Now, taking dot product of $\overrightarrow {PQ}$ with $\overrightarrow n$ , then

$\because \overrightarrow {PQ} \cdot \overrightarrow n = ( - \widehat j + \widehat k) \cdot (i + \widehat j + \widehat k)$

$\Rightarrow \left| {\overrightarrow {PQ} } \right|\left| {\overrightarrow n } \right|\cos \theta = - 1 + 1$

$\Rightarrow \sqrt 2 \sqrt 3 \cos \theta = 0$

$\Rightarrow \cos \theta = 0$

$\therefore \theta = \dfrac{\pi }{2}$

Now, finally calculate the projection of $\overrightarrow {PQ}$ on the plane $x + y + z = 3$

$\therefore$ Projection = $\left| {\overrightarrow {PQ} } \right|\times \cos (90 - \theta )$

$= \sqrt 2 \sin \theta (\because \theta = \dfrac{\pi }{2})$

$= \sqrt 2 \times 1$

$= \sqrt 2$ units.

Hence, the projection of $PQ$ on the plane $x + y + z = 3$ is $\sqrt 2$ units.

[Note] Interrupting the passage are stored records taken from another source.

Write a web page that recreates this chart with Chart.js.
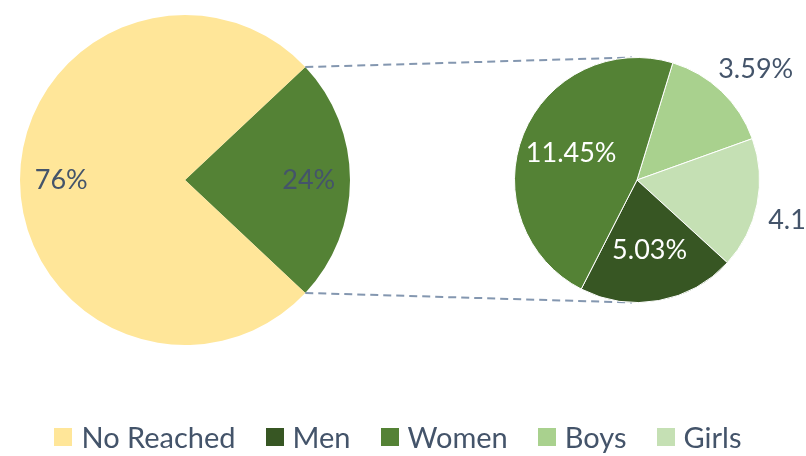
<!DOCTYPE html>
<html lang="en">
<head>
  <meta charset="UTF-8">
  <title>Reached - pie of pie</title>
  <script src="https://cdn.jsdelivr.net/npm/chart.js"></script>
  <style>
    body { margin: 0; background: #fff; font-family: 'Lato', sans-serif; }
    .wrap { position: relative; width: 806px; height: 456px; overflow: hidden; }
    .wrap canvas { position: absolute; left: 0; top: 0; }
    .legend {
      position: absolute; left: 0; top: 418px; width: 796px;
      display: flex; justify-content: center; gap: 30px;
      color: #44546A; font-size: 29px; line-height: 38px;
    }
    .legend span.item { display: flex; align-items: center; }
    .legend i { display: inline-block; width: 18px; height: 18px; margin-right: 9px; }
  </style>
</head>
<body>
  <div class="wrap">
    <canvas id="mainPie" width="806" height="456"></canvas>
    <canvas id="subPie" width="806" height="456"></canvas>
    <div class="legend" id="legend"></div>
  </div>

  <script>
    // main pie: reached vs not reached
    const mainLabels = ['Reached', 'No Reached'];
    const mainValues = [24, 76];
    const mainColors = ['#548235', '#FFE699'];

    // breakdown of the reached slice
    const subLabels = ['Boys', 'Girls', 'Men', 'Women'];
    const subValues = [3.59, 4.19, 5.03, 11.45];
    const subColors = ['#A9D18E', '#C5E0B4', '#375623', '#548235'];

    const legendLabels = ['No Reached', 'Men', 'Women', 'Boys', 'Girls'];
    const legendColors = ['#FFE699', '#375623', '#548235', '#A9D18E', '#C5E0B4'];

    const textColor = '#44546A';

    // percentage labels on the slices
    const sliceLabels = {
      id: 'sliceLabels',
      afterDatasetsDraw(chart, args, opts) {
        const ctx = chart.ctx;
        const ds = chart.data.datasets[0];
        const meta = chart.getDatasetMeta(0);
        const total = ds.data.reduce((a, b) => a + b, 0);
        ctx.save();
        ctx.font = opts.size + 'px Lato';
        ctx.textAlign = 'center';
        ctx.textBaseline = 'middle';
        meta.data.forEach((arc, i) => {
          const v = ds.data[i];
          const txt = v.toFixed(opts.decimals) + '%';
          const mid = (arc.startAngle + arc.endAngle) / 2;
          const dx = Math.cos(mid), dy = Math.sin(mid);
          const R = arc.outerRadius;
          let x, y;
          if (v / total < opts.outsideBelow) {
            // outside the pie, box pushed away from the edge
            const w = ctx.measureText(txt).width;
            x = arc.x + dx * (R + opts.gap) + dx * w / 2;
            y = arc.y + dy * (R + opts.gap) + (dy > 0 ? 1 : -1) * opts.size / 2;
            ctx.fillStyle = opts.outerColor;
          } else {
            x = arc.x + dx * R * opts.inset;
            y = arc.y + dy * R * opts.inset;
            ctx.fillStyle = opts.innerColor;
          }
          ctx.fillText(txt, x, y);
        });
        ctx.restore();
      }
    };

    const mainChart = new Chart(document.getElementById('mainPie'), {
      type: 'pie',
      data: {
        labels: mainLabels,
        datasets: [{ data: mainValues, backgroundColor: mainColors, borderWidth: 0 }]
      },
      options: {
        responsive: false,
        animation: false,
        events: [],
        rotation: 90 - mainValues[0] * 3.6 / 2,
        layout: { padding: { left: 20, top: 15, right: 456, bottom: 111 } },
        plugins: {
          legend: { display: false },
          tooltip: { enabled: false },
          sliceLabels: { size: 27, decimals: 0, inset: 0.75, outsideBelow: 0, gap: 0, innerColor: textColor, outerColor: textColor }
        }
      },
      plugins: [sliceLabels]
    });

    // dashed lines joining the reached slice to the second pie
    const connectors = {
      id: 'connectors',
      beforeDatasetsDraw(chart) {
        const src = mainChart.getDatasetMeta(0).data[0];
        const dst = chart.getDatasetMeta(0).data[0];
        const ctx = chart.ctx;
        ctx.save();
        ctx.strokeStyle = '#8497B0';
        ctx.lineWidth = 2;
        ctx.setLineDash([8, 5]);
        ctx.beginPath();
        ctx.moveTo(src.x + src.outerRadius * Math.cos(src.startAngle), src.y + src.outerRadius * Math.sin(src.startAngle));
        ctx.lineTo(dst.x - 5, dst.y - dst.outerRadius);
        ctx.moveTo(src.x + src.outerRadius * Math.cos(src.endAngle), src.y + src.outerRadius * Math.sin(src.endAngle));
        ctx.lineTo(dst.x - 5, dst.y + dst.outerRadius);
        ctx.stroke();
        ctx.restore();
      }
    };

    new Chart(document.getElementById('subPie'), {
      type: 'pie',
      data: {
        labels: subLabels,
        datasets: [{ data: subValues, backgroundColor: subColors, borderColor: '#fff', borderWidth: 1 }]
      },
      options: {
        responsive: false,
        animation: false,
        events: [],
        rotation: 17,
        layout: { padding: { left: 514, top: 57, right: 46, bottom: 153 } },
        plugins: {
          legend: { display: false },
          tooltip: { enabled: false },
          sliceLabels: { size: 27, decimals: 2, inset: 0.58, outsideBelow: 0.19, gap: 12, innerColor: '#fff', outerColor: textColor }
        }
      },
      plugins: [connectors, sliceLabels]
    });

    document.getElementById('legend').innerHTML = legendLabels
      .map((l, i) => `<span class="item"><i style="background:${legendColors[i]}"></i>${l}</span>`)
      .join('');
  </script>
</body>
</html>
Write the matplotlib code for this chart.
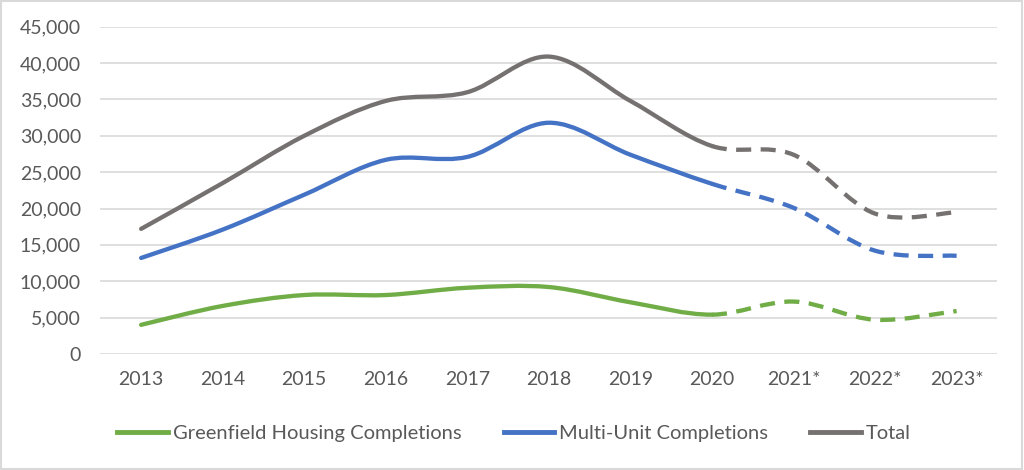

So, the correct answer is “Option B”.

Note : When we take dot product of $\overrightarrow {PQ}$ with normal vector $\overrightarrow n$ then the angle that is formed is with the normal vector $\widehat n$ but when we find with projection with plane then the value of angle of $\overrightarrow {PQ}$ with plane be $(90 - \theta )$ . So, a student should not be confused with these angles.